There are also a number of strange character names, which, when I read Dickens, I must say I look out for and make a note of :-)  My favourite strange-sounding name in this story would have to be Mrs Chickenstalker.

The story is a fairly gloomy one, one that brought tears to my eyes at one point, but it clearly brings home the message of how hard life was for the poor of Victorian towns and cities.  And yet, the message in the story might be one of hope or overcoming the despair of the circumstances you find yourself in.  Still, it is quite a dark, gloomy read.

In my opinion, if you enjoy the classics, this is a great story to read over the Christmas and New Year period but if you are looking for a more light-hearted festive read, you probably won’t enjoy this so much.

Short Story Review: Mister Mottley Cooks His Goose by Ellen Seltz

Mister Mottley Cooks His Goose is the first of the Mister Mottley cases by Ellen Seltz.

Edmund Mottley has had a spot of bother at university, and so his father has decided to send him to a friend’s house for the Christmas period where he is to interview for a job.  He isn’t much enamoured with the idea but off he goes, to find that there is much more going on in the house than he could have imagined.

There is a full house when Edmund arrives; the young schoolboy, Tommy (and his imaginary dog), his tutor, his step-mother’s journalist friend as well as a Russian professor.  Tommy quickly confides in Edmund…he thinks there is something going on in the house, and he thinks he knows who the culprit is and has been keeping a watchful eye on them.  Edmund, naturally, believes this to be Tommy’s childish fantasy, but soon he realises that it might not be the case…

Told through both narrative and letters, this short story is typical of those set between the wars, in style, plot and language, making it a thoroughly entertaining Christmas read.  Edmund is an interesting character and I liked the way he befriended the lonely Tommy.  The other characters, as well as the storyline itself, was engaging, and contained enough depth to ensure that I read it in one sitting.

This was a charming period read, and I will be definitely reading the second short story in this series, Mister Mottley and the Key of D.

I downloaded a copy of this short story for free from Smashwords.

Short Story Review: Snowed Inn by Danielle Lee Zwissler

It’s Christmas Eve, and Lacy Johnson has spent the last three days driving home.  However, making an unfamiliar turn, her car skids on the road and her tyre ends up in a ditch.  She has no idea where she is exactly, and can’t get a phone signal.

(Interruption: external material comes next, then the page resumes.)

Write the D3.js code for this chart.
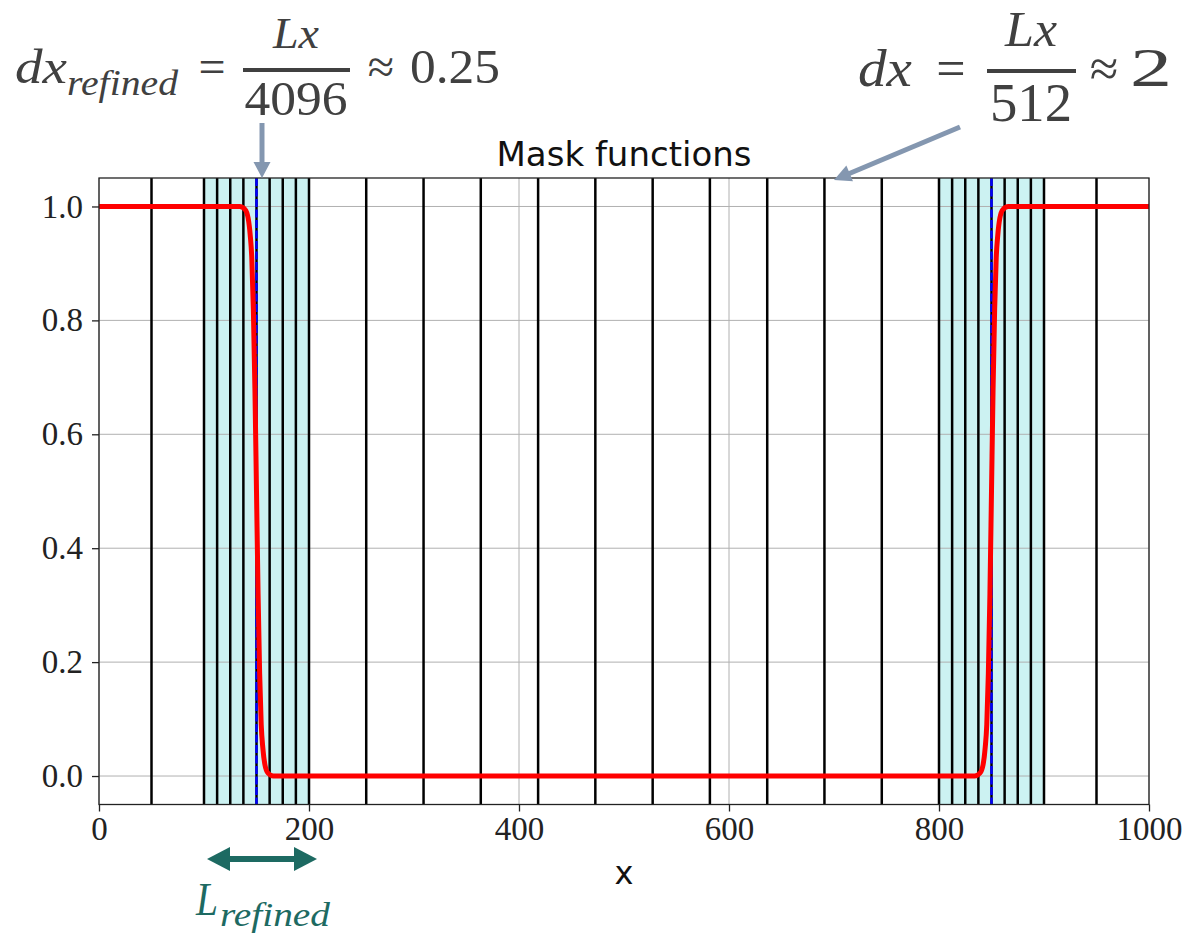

Luckily, Grayson Snow is driving past and offers her a lift.  Asking where she is going, she sees a sign at the side of the road for the Snowed Inn.  Already feeling terribly stupid, she says she has a booking for the inn, not realising that it is a family-run establishment – run by Grayson’s family and he knows there are no bookings for that night.

When they arrive at the inn, Grayson’s mother thinks that Lacy is in fact Grayson’s girlfriend, there to stay for Christmas.  What follows is a light-hearted Christmas tale full of banter…but will it lead to romance?

The plot of this short story is very fast, perhaps too much so for my personal preference.  Lacy Johnson is a very quirky main character; she is strong, independent, says what she thinks but with a caring side.  Grayson is a gentleman but cannot help but tease Lacy when the opportunity arises.  The banter between Lacy and Grayson is consistent, and the setting as well as the storyline is perfectly festive.

This is a short, sweet, fast-paced Christmas read with an endearing ending.

I downloaded a copy of this short story for free from Smashwords.